**WORK TO COMPLETE**
Find every line with the word "that" and give their count, nothing else.

--- START ---

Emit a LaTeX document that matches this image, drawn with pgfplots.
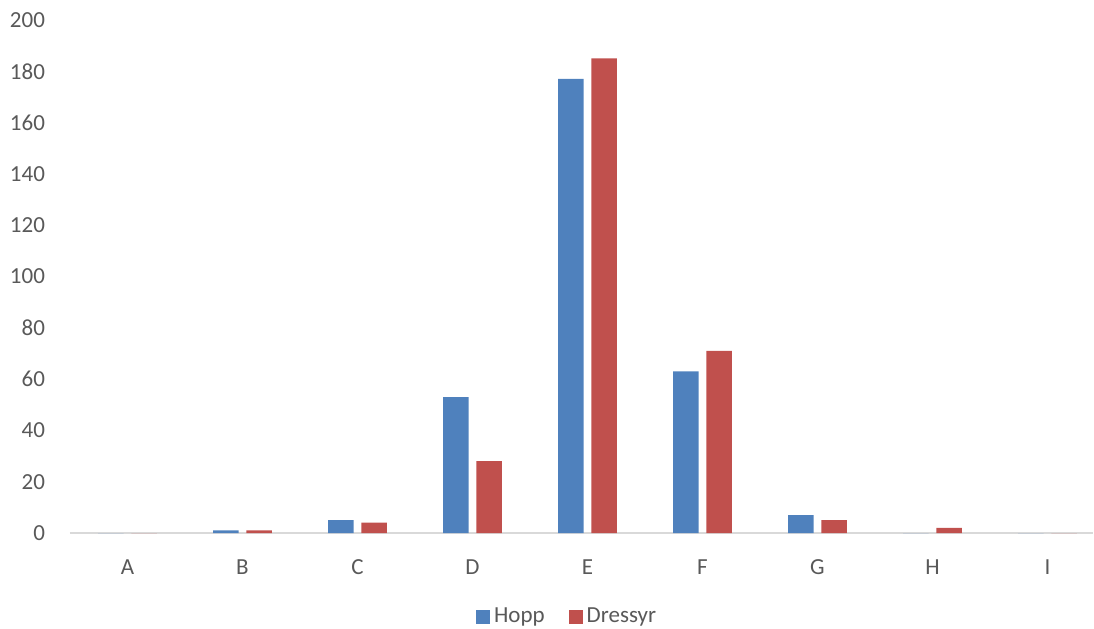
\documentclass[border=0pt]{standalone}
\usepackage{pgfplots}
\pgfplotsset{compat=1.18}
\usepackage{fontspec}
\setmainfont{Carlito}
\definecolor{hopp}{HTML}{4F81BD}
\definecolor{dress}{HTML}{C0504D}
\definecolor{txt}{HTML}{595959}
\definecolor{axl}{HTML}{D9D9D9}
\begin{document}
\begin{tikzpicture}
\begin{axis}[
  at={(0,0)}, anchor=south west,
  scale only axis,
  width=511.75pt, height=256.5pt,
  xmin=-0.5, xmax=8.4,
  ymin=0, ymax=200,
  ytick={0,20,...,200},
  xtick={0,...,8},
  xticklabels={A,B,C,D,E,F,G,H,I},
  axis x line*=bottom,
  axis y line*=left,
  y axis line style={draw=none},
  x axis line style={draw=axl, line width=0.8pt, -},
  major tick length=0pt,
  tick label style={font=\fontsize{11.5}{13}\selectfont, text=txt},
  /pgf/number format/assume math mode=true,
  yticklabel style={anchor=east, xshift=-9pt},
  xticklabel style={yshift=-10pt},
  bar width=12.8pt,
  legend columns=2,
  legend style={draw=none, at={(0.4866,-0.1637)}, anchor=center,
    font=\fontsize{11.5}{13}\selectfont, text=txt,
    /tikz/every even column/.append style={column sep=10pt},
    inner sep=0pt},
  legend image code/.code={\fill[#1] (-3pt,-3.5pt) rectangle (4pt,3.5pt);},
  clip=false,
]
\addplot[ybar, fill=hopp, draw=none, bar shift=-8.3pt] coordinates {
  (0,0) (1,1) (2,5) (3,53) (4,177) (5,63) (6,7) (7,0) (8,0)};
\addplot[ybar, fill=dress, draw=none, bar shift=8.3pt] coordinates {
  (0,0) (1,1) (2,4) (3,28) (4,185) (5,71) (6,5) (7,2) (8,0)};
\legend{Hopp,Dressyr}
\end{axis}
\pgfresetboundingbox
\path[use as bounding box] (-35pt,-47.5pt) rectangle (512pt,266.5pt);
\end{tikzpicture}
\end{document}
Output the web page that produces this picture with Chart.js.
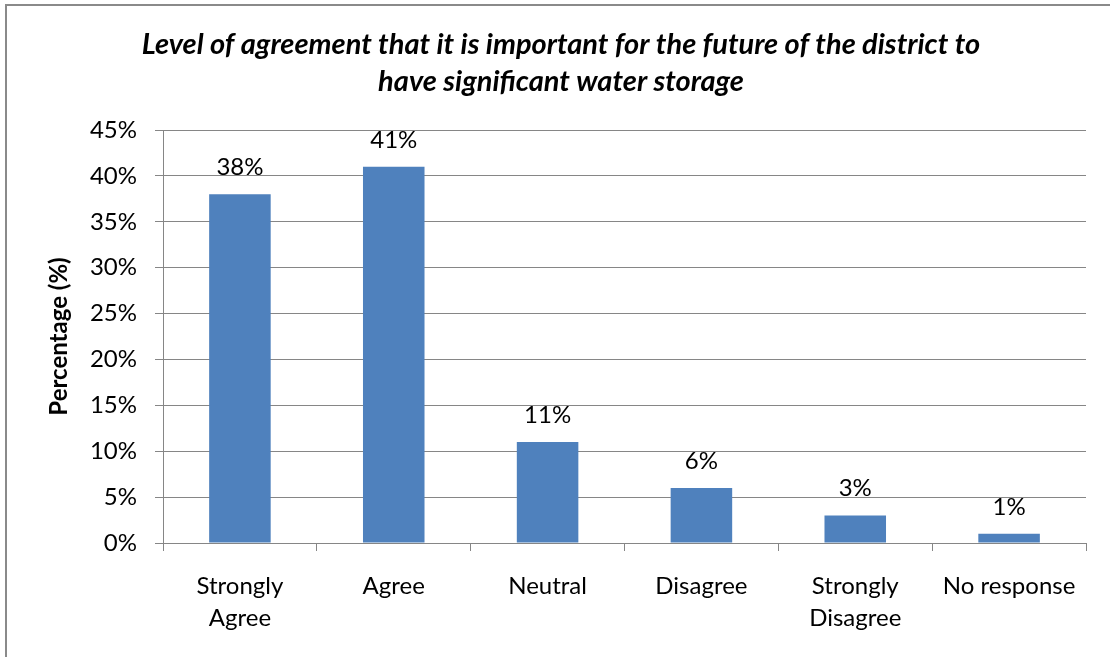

--- END ---

**SOLUTION TO THIS EXERCISE**
2